The Shillelagh is technically just a Hawthorn walking stick
And are Pitchforks listed?
 

If I publish my own "ken to majutsu" ( = sword and sorcery) maybe I can feel unconfortable any Japanese, altough I didn't notice, in the same way the vampires in Ixalam (Magic: the Gathering) make me to remember the annoying trope of Spanish conquerors destroying everything when they arrived to the new domains, or the cyberpapacy from TORG. But WotC as professional publisher takes care a lot to avoid this. Any stereotypes? maybe, but they are even in the own Asian productions, for example Kung-Fu Hustle, a affectionate parody of the martial arts movies.

In my opinion most likely to occur will be Hasbro creating a new IP, for videogame or a production for some OTT media service, and later this franchise to be adapted into D&D world. Other option could be buying more IPs created by other companies, like Power Rangers by Saban or Glitter Force by Toei.

Not only fandom from Japan, China and Korea may have different points of view. Even second cousins sharing the same family roots but living in Beijing, Hong-Kong, Taipei and Chinatwon (San Francisco) also could have got different points of view of ones' own.

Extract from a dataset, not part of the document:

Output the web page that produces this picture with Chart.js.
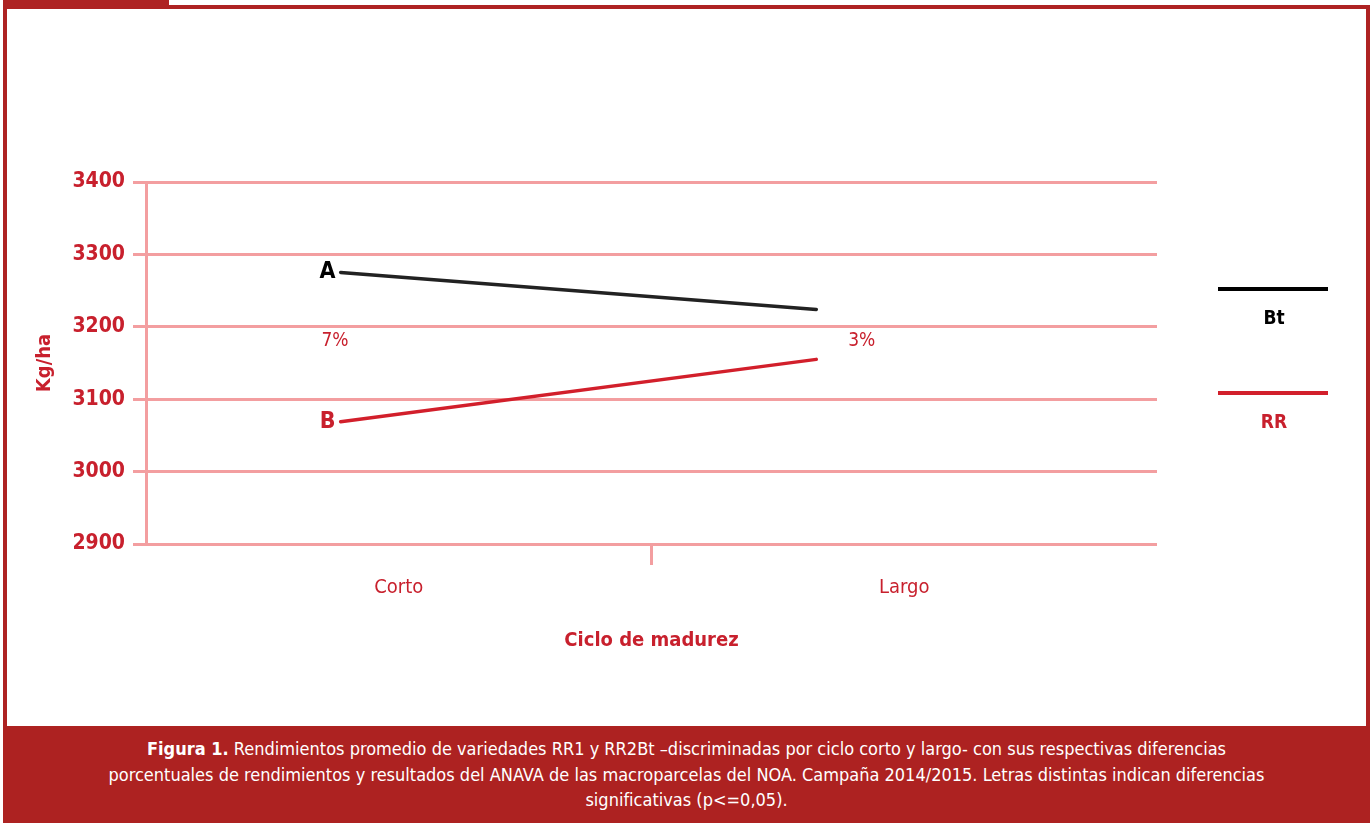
<!DOCTYPE html>
<html lang="es">
<head>
<meta charset="utf-8">
<title>Rendimientos promedio por ciclo de madurez</title>
<script src="https://cdn.jsdelivr.net/npm/chart.js@4.4.1/dist/chart.umd.min.js"></script>
<style>
  html, body { margin: 0; padding: 0; background: #ffffff; }
  body { width: 1370px; height: 823px; position: relative; overflow: hidden; }
  #wrap { position: absolute; left: 0; top: 0; width: 1370px; height: 823px; }
  .frame { position: absolute; left: 3px; top: 5px; width: 1359px; height: 760px;
           border-left: 4px solid #ae2222; border-top: 4px solid #ae2222; border-right: 4px solid #ae2222;
           pointer-events: none; }
  .tab { position: absolute; left: 3px; top: 0; width: 166px; height: 7px; background: #ae2222; }
  .caption { position: absolute; left: 3px; top: 726px; width: 1367px; height: 97px;
             background: #ad2221; color: #ffffff; text-align: center;
             font-family: "Liberation Sans Narrow", "DejaVu Sans Condensed", sans-serif;
             font-size: 18px; line-height: 25.5px; padding-top: 10px; box-sizing: border-box; }
  .caption b { font-weight: bold; }
</style>
</head>
<body>
<div id="wrap"><canvas id="chart" width="1370" height="823"></canvas></div>
<div class="frame"></div>
<div class="tab"></div>
<div class="caption">
  <b>Figura 1.</b> Rendimientos promedio de variedades RR1 y RR2Bt –discriminadas por ciclo corto y largo- con sus respectivas diferencias<br>
  porcentuales de rendimientos y resultados del ANAVA de las macroparcelas del NOA. Campaña 2014/2015. Letras distintas indican diferencias<br>
  significativas (p&lt;=0,05).
</div>
<script>
// Categories and yields (kg/ha)
const categories = ['Corto', 'Largo'];
const seriesNames = ['Bt', 'RR'];
const btValues = [3275, 3224];
const rrValues = [3069, 3155];
// horizontal placement of each series' points on a 0–2 scale spanning both categories
const pointPos = [0.385, 1.326];
// significance letters at the first point of each series
const letters = ['A', 'B'];
// percentage differences between varieties for each cycle
const diffLabels = ['7%', '3%'];
const diffPos = [0.374, 1.416];
const diffLevel = 3180;
const yMin = 2900, yMax = 3400, yStep = 100;
const axisTitles = { x: 'Ciclo de madurez', y: 'Kg/ha' };

const FONT = '"Liberation Sans Narrow", "DejaVu Sans Condensed", sans-serif';
const RED = '#c8202d';
const PINK = '#f39ea0';
const BLACK = '#222222';

function toPoints(values) {
  return values.map((v, i) => ({ x: pointPos[i], y: v }));
}

// letters, percentage notes and the side legend
const notesPlugin = {
  id: 'notes',
  afterDatasetsDraw(chart) {
    const ctx = chart.ctx;
    const xl = chart.scales.xl, y = chart.scales.y;
    ctx.save();
    ctx.textBaseline = 'middle';
    // significance letters
    chart.data.datasets.forEach((ds, i) => {
      const p = chart.getDatasetMeta(i).data[0];
      ctx.font = 'bold 23px ' + FONT;
      ctx.fillStyle = i === 0 ? '#000000' : RED;
      ctx.textAlign = 'right';
      ctx.fillText(letters[i], p.x - 5, p.y);
    });
    // percentage differences
    ctx.font = '19px ' + FONT;
    ctx.fillStyle = RED;
    ctx.textAlign = 'center';
    diffLabels.forEach((t, i) => {
      ctx.fillText(t, xl.getPixelForValue(diffPos[i]), y.getPixelForValue(diffLevel));
    });
    // legend
    const legendX0 = 1218, legendX1 = 1328, legendY = [289, 393], legendGap = 30;
    chart.data.datasets.forEach((ds, i) => {
      ctx.strokeStyle = i === 0 ? '#000000' : ds.borderColor;
      ctx.lineWidth = 4;
      ctx.beginPath();
      ctx.moveTo(legendX0, legendY[i]);
      ctx.lineTo(legendX1, legendY[i]);
      ctx.stroke();
      ctx.font = 'bold 19px ' + FONT;
      ctx.fillStyle = i === 0 ? '#000000' : RED;
      ctx.textAlign = 'center';
      ctx.fillText(ds.label, (legendX0 + legendX1) / 2 + 1, legendY[i] + legendGap);
    });
    ctx.restore();
  }
};

new Chart(document.getElementById('chart'), {
  type: 'line',
  data: {
    datasets: [
      { label: seriesNames[0], data: toPoints(btValues), borderColor: BLACK, borderWidth: 3.5,
        pointRadius: 0, borderCapStyle: 'round', xAxisID: 'xl', yAxisID: 'y' },
      { label: seriesNames[1], data: toPoints(rrValues), borderColor: '#d21f2b', borderWidth: 3.5,
        pointRadius: 0, borderCapStyle: 'round', xAxisID: 'xl', yAxisID: 'y' }
    ]
  },
  options: {
    responsive: false,
    animation: false,
    events: [],
    layout: { padding: { top: 182, right: 213, left: 0, bottom: 0 } },
    plugins: { legend: { display: false }, tooltip: { enabled: false } },
    scales: {
      x: {
        type: 'category',
        labels: categories,
        position: 'bottom',
        offset: true,
        afterFit(s) { s.height = 823 - 544; },
        border: { display: false },
        grid: {
          display: true, drawOnChartArea: false, offset: true, tickLength: 21, lineWidth: 3,
          color: (c) => (c.index === 1 ? PINK : 'rgba(0,0,0,0)')
        },
        ticks: { color: RED, font: { family: FONT, size: 20 }, padding: 11, maxRotation: 0 },
        title: { display: true, text: axisTitles.x, color: RED,
                 font: { family: FONT, size: 20, weight: 'bold' }, padding: { top: 0, bottom: 170 } }
      },
      xl: { type: 'linear', min: 0, max: 2, display: false, position: 'bottom' },
      y: {
        min: yMin, max: yMax,
        afterFit(s) { s.width = 146; },
        border: { display: true, color: PINK, width: 3 },
        grid: { color: PINK, lineWidth: 3, tickLength: 13 },
        ticks: { stepSize: yStep, color: RED, padding: 8,
                 font: { family: FONT, size: 21, weight: 'bold' },
                 callback: (v) => String(v) },
        title: { display: true, text: axisTitles.y, color: RED,
                 font: { family: FONT, size: 20, weight: 'bold' }, padding: { top: 33, bottom: 0 } }
      }
    }
  },
  plugins: [notesPlugin]
});
</script>
</body>
</html>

Other challenge for the Chinese market isn't only about the censure to show pictures of undeads and skeletons, but also because they aren't too respecful about the copyright and trademarks, (for example the piracy fake books “Harry Potter and the Hiking Dragon,” “Harry Potter and the Chinese Empire,” “Harry Potter and the Young Heroes,” “Harry Potter and Leopard-Walk-Up-to-Dragon,” and “Harry Potter and the Big Funnel.”).

Here everybody agrees about to be respeful with the Asian community, and Hasbro is the first because it risks its own money and prestige. But we shouldn't bann all linked with speculative fiction inspired in no-Western culture. This should be showed as offering keys other cultures to be known better in the Western society. And it would be ridiculous if WotC doesn't dare to give that step but other Western publisher does before.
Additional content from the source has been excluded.